If Republicans win the Senate majority, it’s unclear where immigration reform would rank on their agenda, given that all five Senate GOP leaders opposed the immigration bill last year.

But Mitch McConnell — whom Republicans would elect as leader if he wins his reelection fight this year — has long been attune to the political needs of his party, even though a spokesman said “it’s a little early” to assess how he would handle immigration in a GOP majority.

“The Republicans are going to realize that the chances of winning a nationwide election without immigration reform are minimal,” said Sen. John McCain (R-Ariz.), a co-author of the Senate bill who won 31 percent of the Latino vote in his 2008 loss to Obama. (Four years later, Mitt Romney won just 27 percent of the rapidly growing Hispanic bloc.)

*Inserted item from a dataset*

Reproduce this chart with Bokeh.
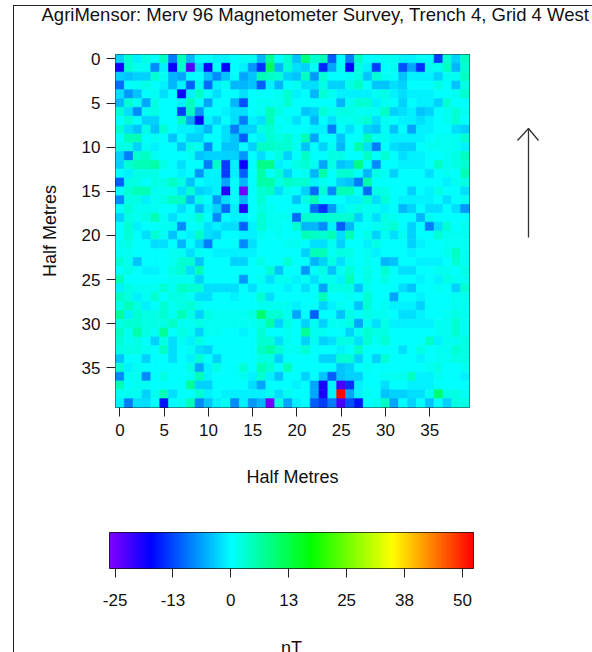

“The Republican Party has got a math problem,” Graham said. “Demographically, we’re losing air.”

Still, what McConnell does could certainly be influenced by presidential politics. In a reminder of how conservative fury grows at any hint of “amnesty” for undocumented immigrants, conservatives strongly criticized former Florida Gov. Jeb Bush for his recent remarks that urged compassion for immigrants living in the U.S. illegally, calling it an “act of love.”

“I can’t quite imagine how a candidate would come to Iowa and say, ‘You need to vote for me for president because I support the Senate Gang of Eight bill,’” said Rep. Steve King (R-Iowa), a well-known immigration foe.

Democrats say that the stance of onetime allies like Rubio will be dictated by hard-liners like King as 2016 draws nearer.

“It does worry me,” Sen. Robert Menendez (D-N.J.) said, when asked about Rubio pouring cold water on a comprehensive bill. “And this is presidential politics at work.”

Nonetheless,

Rubio insists that he has long thought the best strategy is to move individual measures that draw the most support. His allies say it’s unfair to blame his reasoning on presidential politics.

“So after six years of Obama failing to deliver on his promise to fix our immigration system, now they’re saying it’s because of the Iowa caucuses?” said Rubio spokesman Alex Conant. “Classic.”